Tongyi DeepResearch – An open-source deep research agent launched by Alibaba
What is Tongyi DeepResearch?
Tongyi DeepResearch is an open-source deep research agent launched by Alibaba, designed for long-horizon, deep information-retrieval tasks. It has 30 billion parameters with 3 billion parameters activated per inference, and supports both the ReAct mode and a deep mode (Heavy Mode). The deep mode improves complex reasoning via an iterative research paradigm (IterResearch). The agent uses an end-to-end synthetic data pipeline that can generate high-quality datasets without human intervention, helping to push beyond conventional agent capability limits. Its training pipeline includes agentic continuous pretraining (Agentic CPT), supervised fine-tuning (SFT), and reinforcement learning (RL), forming a complete end-to-end training chain.
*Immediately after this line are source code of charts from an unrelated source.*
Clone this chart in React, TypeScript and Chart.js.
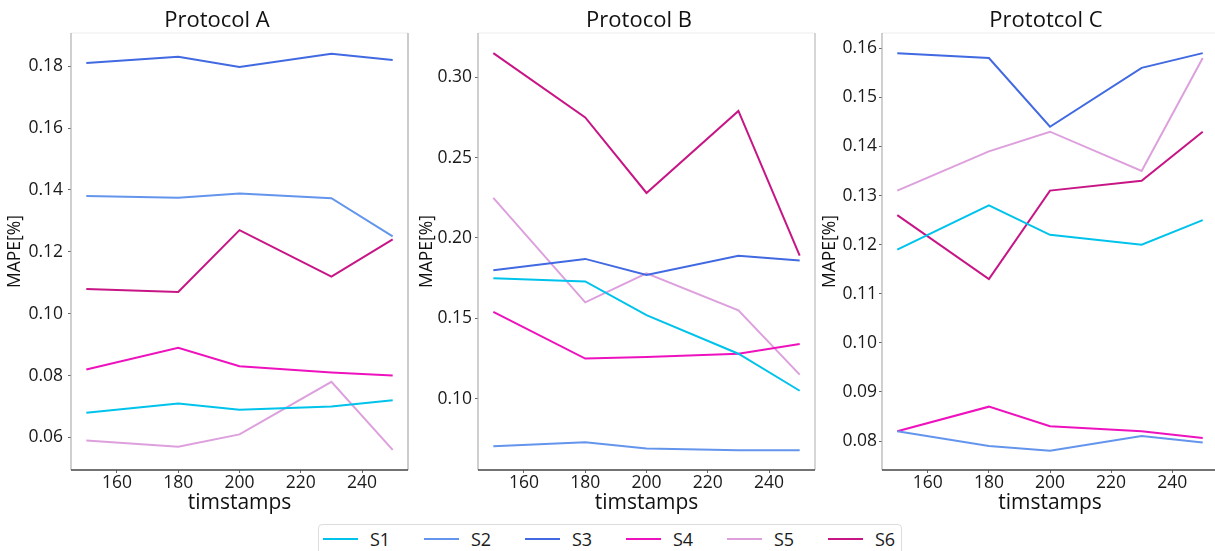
import React, { useEffect, useRef } from "react";
import { Chart, registerables } from "chart.js";

Chart.register(...registerables);

const FONT = "'Open Sans', 'Noto Sans', sans-serif";

// ---------- data ----------
const timestamps = [150, 180, 200, 230, 250];
const xTickValues = [160, 180, 200, 220, 240];
const seriesNames = ["S1", "S2", "S3", "S4", "S5", "S6"];
const seriesColors = ["#00C3EC", "#6495ED", "#4169E1", "#EE12BE", "#DDA0DD", "#C71585"];

// Protocol A
const protocolA_S1 = [0.068, 0.071, 0.069, 0.070, 0.072];
const protocolA_S2 = [0.138, 0.1375, 0.1388, 0.1373, 0.125];
const protocolA_S3 = [0.181, 0.183, 0.1797, 0.184, 0.182];
const protocolA_S4 = [0.082, 0.089, 0.083, 0.081, 0.080];
const protocolA_S5 = [0.059, 0.057, 0.061, 0.078, 0.056];
const protocolA_S6 = [0.108, 0.107, 0.127, 0.112, 0.124];
const protocolA_yTicks = [0.06, 0.08, 0.10, 0.12, 0.14, 0.16, 0.18];

// Protocol B
const protocolB_S1 = [0.175, 0.173, 0.152, 0.128, 0.105];
const protocolB_S2 = [0.0705, 0.073, 0.069, 0.068, 0.068];
const protocolB_S3 = [0.180, 0.187, 0.177, 0.189, 0.186];
const protocolB_S4 = [0.154, 0.125, 0.126, 0.128, 0.134];
const protocolB_S5 = [0.225, 0.160, 0.178, 0.155, 0.115];
const protocolB_S6 = [0.315, 0.275, 0.228, 0.279, 0.189];
const protocolB_yTicks = [0.10, 0.15, 0.20, 0.25, 0.30];

// Protocol C
const protocolC_S1 = [0.119, 0.128, 0.122, 0.120, 0.125];
const protocolC_S2 = [0.082, 0.079, 0.078, 0.081, 0.0797];
const protocolC_S3 = [0.159, 0.158, 0.144, 0.156, 0.159];
const protocolC_S4 = [0.082, 0.087, 0.083, 0.082, 0.0806];
const protocolC_S5 = [0.131, 0.139, 0.143, 0.135, 0.158];
const protocolC_S6 = [0.126, 0.113, 0.131, 0.133, 0.143];
const protocolC_yTicks = [0.08, 0.09, 0.10, 0.11, 0.12, 0.13, 0.14, 0.15, 0.16];

const panelTitles = ["Protocol A", "Protocol B", "Prototcol C"];
const xAxisLabel = "timstamps";
const yAxisLabel = "MAPE[%]";

// ---------- layout config ----------
const panels = [
  {
    title: panelTitles[0],
    series: [protocolA_S1, protocolA_S2, protocolA_S3, protocolA_S4, protocolA_S5, protocolA_S6],
    yTicks: protocolA_yTicks,
    yMin: 0.0495,
    yMax: 0.1907,
    left: 0,
    width: 410,
    yWidth: 71,
    yPad: 5,
    yTitlePad: 4.5,
    titleX: 217,
    rightSpine: "#aaaaaa",
  },
  {
    title: panelTitles[1],
    series: [protocolB_S1, protocolB_S2, protocolB_S3, protocolB_S4, protocolB_S5, protocolB_S6],
    yTicks: protocolB_yTicks,
    yMin: 0.0557,
    yMax: 0.3275,
    left: 405,
    width: 412,
    yWidth: 73,
    yPad: 3,
    yTitlePad: 11.5,
    titleX: 639,
    rightSpine: "#bbbbbb",
  },
  {
    title: panelTitles[2],
    series: [protocolC_S1, protocolC_S2, protocolC_S3, protocolC_S4, protocolC_S5, protocolC_S6],
    yTicks: protocolC_yTicks,
    yMin: 0.0741,
    yMax: 0.1631,
    left: 810,
    width: 410,
    yWidth: 72,
    yPad: 2,
    yTitlePad: 9.5,
    titleX: 1046,
    rightSpine: "#dddddd",
  },
];

const spinesPlugin = {
  id: "spines",
  afterDatasetsDraw(chart: any, _args: any, opts: any) {
    const { ctx, chartArea } = chart;
    const { left, right, top, bottom } = chartArea;
    ctx.save();
    ctx.lineWidth = 1.2;
    ctx.strokeStyle = "#eeeeee";
    ctx.beginPath();
    ctx.moveTo(left, top);
    ctx.lineTo(right, top);
    ctx.stroke();
    ctx.strokeStyle = opts.right || "#bbbbbb";
    ctx.beginPath();
    ctx.moveTo(right, top);
    ctx.lineTo(right, bottom);
    ctx.stroke();
    ctx.strokeStyle = "#b0b0b0";
    ctx.beginPath();
    ctx.moveTo(left, top);
    ctx.lineTo(left, bottom);
    ctx.stroke();
    ctx.strokeStyle = "#444444";
    ctx.lineWidth = 1.5;
    ctx.beginPath();
    ctx.moveTo(left, bottom);
    ctx.lineTo(right, bottom);
    ctx.stroke();
    ctx.restore();
  },
};

function Panel({ cfg }: { cfg: any }) {
  const ref = useRef<HTMLCanvasElement | null>(null);
  useEffect(() => {
    if (!ref.current) return;
    const chart = new Chart(ref.current, {
      type: "line",
      data: {
        datasets: cfg.series.map((vals: number[], i: number) => ({
          label: seriesNames[i],
          data: timestamps.map((t, j) => ({ x: t, y: vals[j] })),
          borderColor: seriesColors[i],
          backgroundColor: seriesColors[i],
          borderWidth: 2,
          pointRadius: 0,
          tension: 0,
          fill: false,
        })),
      },
      options: {
        responsive: false,
        animation: false,
        devicePixelRatio: 1,
        layout: { padding: { top: 33, right: 2, left: 0, bottom: 0 } },
        plugins: {
          legend: { display: false },
          title: { display: false },
          tooltip: { enabled: false },
          spines: { right: cfg.rightSpine },
        } as any,
        scales: {
          x: {
            type: "linear",
            min: 145,
            max: 255,
            afterBuildTicks: (s: any) => {
              s.ticks = xTickValues.map((v) => ({ value: v }));
            },
            afterFit: (s: any) => {
              s.height = 50;
            },
            grid: { display: true, drawOnChartArea: false, drawTicks: true, tickLength: 3, color: "#666666" },
            border: { display: false },
            ticks: {
              autoSkip: false,
              maxRotation: 0,
              padding: 0,
              color: "#1a1a1a",
              font: { family: FONT, size: 17.5 },
              callback: (v: any) => String(v),
            },
            title: {
              display: true,
              text: xAxisLabel,
              color: "#111111",
              font: { family: FONT, size: 21 },
              padding: { top: 0, bottom: 4.4 },
            },
          },
          y: {
            type: "linear",
            min: cfg.yMin,
            max: cfg.yMax,
            afterBuildTicks: (s: any) => {
              s.ticks = cfg.yTicks.map((v: number) => ({ value: v }));
            },
            afterFit: (s: any) => {
              s.width = cfg.yWidth;
            },
            grid: { display: true, drawOnChartArea: false, drawTicks: true, tickLength: 3, color: "#666666" },
            border: { display: false },
            ticks: {
              autoSkip: false,
              padding: cfg.yPad,
              color: "#1a1a1a",
              font: { family: FONT, size: 17.5 },
              callback: (v: any) => Number(v).toFixed(2),
            },
            title: {
              display: true,
              text: yAxisLabel,
              color: "#111111",
              font: { family: FONT, size: 17.5 },
              padding: { top: cfg.yTitlePad, bottom: 0 },
            },
          },
        },
      },
      plugins: [spinesPlugin],
    } as any);
    return () => chart.destroy();
  }, []);
  return (
    <canvas
      ref={ref}
      width={cfg.width}
      height={520}
      style={{ position: "absolute", left: cfg.left, top: 0, width: cfg.width, height: 520 }}
    />
  );
}

export default function App() {
  return (
    <div
      style={{
        position: "absolute",
        left: 0,
        top: 0,
        width: 1215,
        height: 551,
        overflow: "hidden",
        background: "#ffffff",
        fontFamily: FONT,
      }}
    >
      {panels.map((p, i) => (
        <Panel key={i} cfg={p} />
      ))}
      {panels.map((p, i) => (
        <div
          key={"t" + i}
          style={{
            position: "absolute",
            left: p.titleX - 100,
            width: 200,
            top: 3,
            height: 30,
            lineHeight: "30px",
            textAlign: "center",
            fontSize: 22,
            color: "#111111",
          }}
        >
          {p.title}
        </div>
      ))}
      <div
        style={{
          position: "absolute",
          left: 318,
          top: 524,
          width: 584,
          height: 40,
          border: "1px solid #dddddd",
          borderRadius: 4,
          boxSizing: "border-box",
        }}
      />
      {seriesNames.map((name, i) => (
        <div
          key={"l" + i}
          style={{ position: "absolute", left: 323 + i * 101, top: 527, height: 24, display: "flex", alignItems: "center" }}
        >
          <div style={{ width: 35, height: 2, background: seriesColors[i] }} />
          <div style={{ marginLeft: 12, fontSize: 18, color: "#1a1a1a", lineHeight: "24px" }}>{name}</div>
        </div>
      ))}
    </div>
  );
}
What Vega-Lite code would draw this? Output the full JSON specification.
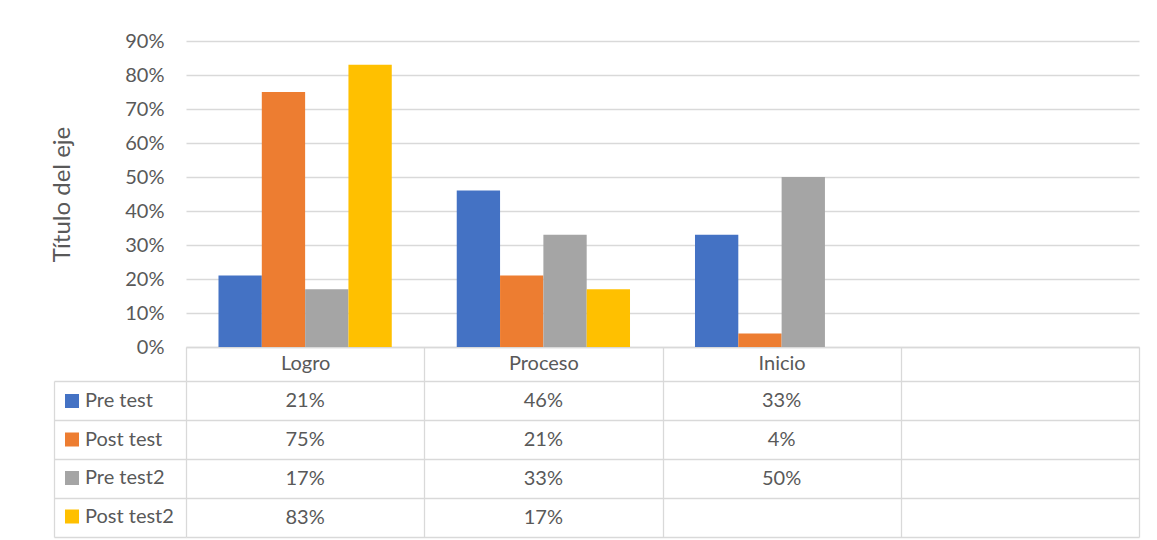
{
  "$schema": "https://vega.github.io/schema/vega-lite/v6.json",
  "background": "white",
  "padding": {"left": 50, "top": 31, "right": 17, "bottom": 2},
  "autosize": {"type": "pad"},
  "bounds": "flush",
  "spacing": 34,
  "config": {"font": "Lato", "view": {"stroke": null}},
  "data": {
    "values": [
      {"category": "Logro", "series": "Pre test", "value": 0.21},
      {"category": "Logro", "series": "Post test", "value": 0.75},
      {"category": "Logro", "series": "Pre test2", "value": 0.17},
      {"category": "Logro", "series": "Post test2", "value": 0.83},
      {"category": "Proceso", "series": "Pre test", "value": 0.46},
      {"category": "Proceso", "series": "Post test", "value": 0.21},
      {"category": "Proceso", "series": "Pre test2", "value": 0.33},
      {"category": "Proceso", "series": "Post test2", "value": 0.17},
      {"category": "Inicio", "series": "Pre test", "value": 0.33},
      {"category": "Inicio", "series": "Post test", "value": 0.04},
      {"category": "Inicio", "series": "Pre test2", "value": 0.50}
    ]
  },
  "vconcat": [
    {
      "width": 953,
      "height": 306,
      "mark": {"type": "bar"},
      "encoding": {
        "x": {
          "field": "category",
          "type": "nominal",
          "sort": null,
          "scale": {"domain": ["Logro", "Proceso", "Inicio", " "], "paddingInner": 0, "paddingOuter": 0},
          "axis": {
            "title": null,
            "labelAngle": 0,
            "domain": true,
            "domainColor": "#d9d9d9",
            "domainWidth": 1.3,
            "ticks": true,
            "tickBand": "extent",
            "tickSize": 34,
            "tickColor": "#d9d9d9",
            "tickWidth": 1.3,
            "labelFontSize": 20,
            "labelColor": "#595959",
            "labelPadding": -28
          }
        },
        "xOffset": {
          "field": "series",
          "type": "nominal",
          "sort": null,
          "scale": {"domain": ["Pre test", "Post test", "Pre test2", "Post test2"], "paddingInner": 0, "paddingOuter": 0.75}
        },
        "y": {
          "field": "value",
          "type": "quantitative",
          "scale": {"domain": [0, 0.9], "nice": false},
          "axis": {
            "values": [0, 0.1, 0.2, 0.3, 0.4, 0.5, 0.6, 0.7, 0.8, 0.9],
            "format": ".0%",
            "grid": true,
            "gridColor": "#d9d9d9",
            "gridWidth": 1.3,
            "domain": false,
            "ticks": false,
            "labelFontSize": 20,
            "labelColor": "#595959",
            "labelPadding": 22,
            "title": "Título del eje",
            "titleFontSize": 24,
            "titleFontWeight": "normal",
            "titleColor": "#595959",
            "titlePadding": 50
          }
        },
        "color": {
          "field": "series",
          "type": "nominal",
          "sort": null,
          "scale": {
            "domain": ["Pre test", "Post test", "Pre test2", "Post test2"],
            "range": ["#4472C4", "#ED7D31", "#A5A5A5", "#FFC000"]
          },
          "legend": {
            "title": null,
            "orient": "none",
            "legendX": -124,
            "legendY": 350,
            "padding": 0,
            "symbolType": "square",
            "symbolSize": 196,
            "symbolStrokeWidth": 0,
            "labelFontSize": 20,
            "labelColor": "#595959",
            "labelOffset": 3,
            "rowPadding": 18.5
          }
        }
      }
    },
    {
      "width": 953,
      "height": 156,
      "mark": {"type": "text", "fontSize": 20, "color": "#595959"},
      "encoding": {
        "x": {
          "field": "category",
          "type": "nominal",
          "sort": null,
          "scale": {"domain": ["Logro", "Proceso", "Inicio", " "], "paddingInner": 0, "paddingOuter": 0},
          "axis": {
            "title": null,
            "labels": false,
            "ticks": false,
            "domain": false,
            "grid": true,
            "gridColor": "#d9d9d9",
            "gridWidth": 1.3,
            "tickBand": "extent"
          }
        },
        "y": {
          "field": "series",
          "type": "nominal",
          "sort": null,
          "scale": {"domain": ["Pre test", "Post test", "Pre test2", "Post test2"], "paddingInner": 0, "paddingOuter": 0},
          "axis": {
            "title": null,
            "labels": false,
            "offset": 132,
            "domain": true,
            "domainColor": "#d9d9d9",
            "domainWidth": 1.3,
            "ticks": true,
            "tickSize": -132,
            "tickColor": "#d9d9d9",
            "tickWidth": 1.3,
            "tickBand": "extent",
            "grid": true,
            "gridColor": "#d9d9d9",
            "gridWidth": 1.3
          }
        },
        "text": {"field": "value", "type": "quantitative", "format": ".0%"}
      }
    }
  ],
  "resolve": {
    "scale": {"x": "independent", "y": "independent", "color": "independent"},
    "legend": {"color": "independent"}
  }
}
Tongyi DeepResearch has already powered multiple internal Alibaba applications, such as Amap’s AI-native travel agent and the legal product “Tongyi FaRui.”
Key features of Tongyi DeepResearch
-
Long-horizon, deep information retrieval: Designed for complex, multi-step reasoning and planning tasks suitable for academic research, market analysis, policy formulation, and similar scenarios.
-
Multi-mode reasoning support: Offers ReAct mode (following the “reason-action-observe” loop) for evaluating core capabilities, and a Heavy Mode that improves complex reasoning via the IterResearch iterative research paradigm.
-
End-to-end synthetic data generation: Employs an in-house synthetic data solution to automatically produce high-quality datasets across pretraining, fine-tuning, and RL stages—reducing or eliminating manual data labeling and enabling capability scaling.
-
End-to-end reinforcement learning: Uses customized RL algorithms (e.g., Group Relative Policy Optimization, GRPO) to align agent behaviors with high-level objectives and improve adaptability and stability in dynamic environments.
-
Practical deployment: Has been applied inside Alibaba in products such as Amap’s AI-native travel agent and the legal assistant “Tongyi FaRui,” demonstrating practical value.
-
Open source and community driven: The project is fully open source, providing code, models, and data to encourage developer participation and collaborative innovation.
Technical principles
-
Full-pipeline synthetic data scheme: Automatically generates training data without human intervention, supporting a complete training pipeline from pretraining to fine-tuning and reinforcement learning.
-
Iterative research paradigm (IterResearch): Breaks complex tasks into multiple research rounds; each round dynamically reconstructs a compact working space and follows a “think → synthesize → act” process to improve complex reasoning and decision quality.
-
End-to-end reinforcement learning: Applies customized RL algorithms such as Group Relative Policy Optimization (GRPO) to ensure training signals match current model capabilities, improving adaptability and stability in dynamic settings.
-
Large-scale continuous pretraining: Builds an open-world knowledge memory from continuously updated documents, crawled data, and knowledge graphs to generate multi-style (question, answer) pairs and steadily expand model capabilities.
-
Automated data management: Optimizes training data in real time guided by training dynamics, using fully automated data synthesis and a dynamic data funnel to stabilize and improve training performance.
-
Stable and efficient tool sandbox: Provides a unified sandbox environment to handle concurrency and failures, ensuring reliable and robust tool calls and fast, resilient agent interactions.
Project links
-
Project page: https://tongyi-agent.github.io/blog/introducing-tongyi-deep-research/
-
GitHub repository: https://github.com/Alibaba-NLP/DeepResearch
-
Hugging Face model hub: https://huggingface.co/Alibaba-NLP/Tongyi-DeepResearch-30B-A3B
Application scenarios
-
Academic research: Accelerates literature reviews and supports complex scholarly research workflows.
-
Market analysis: Produces competitor analyses and industry trend reports to assist corporate strategy.
-
Legal research: Powers legal applications (e.g., “Tongyi FaRui”) that automatically retrieve statutes, precedents, and rulings and perform deep summarization and analysis.
-
Travel and routing: Integrated with Amap to provide an AI-native travel agent that combines real-time data for accurate trip planning.
-
Complex information retrieval: Suited for multi-step reasoning and planning tasks across domains—cross-domain research, policy design, and other scenarios requiring deep, iterative information synthesis.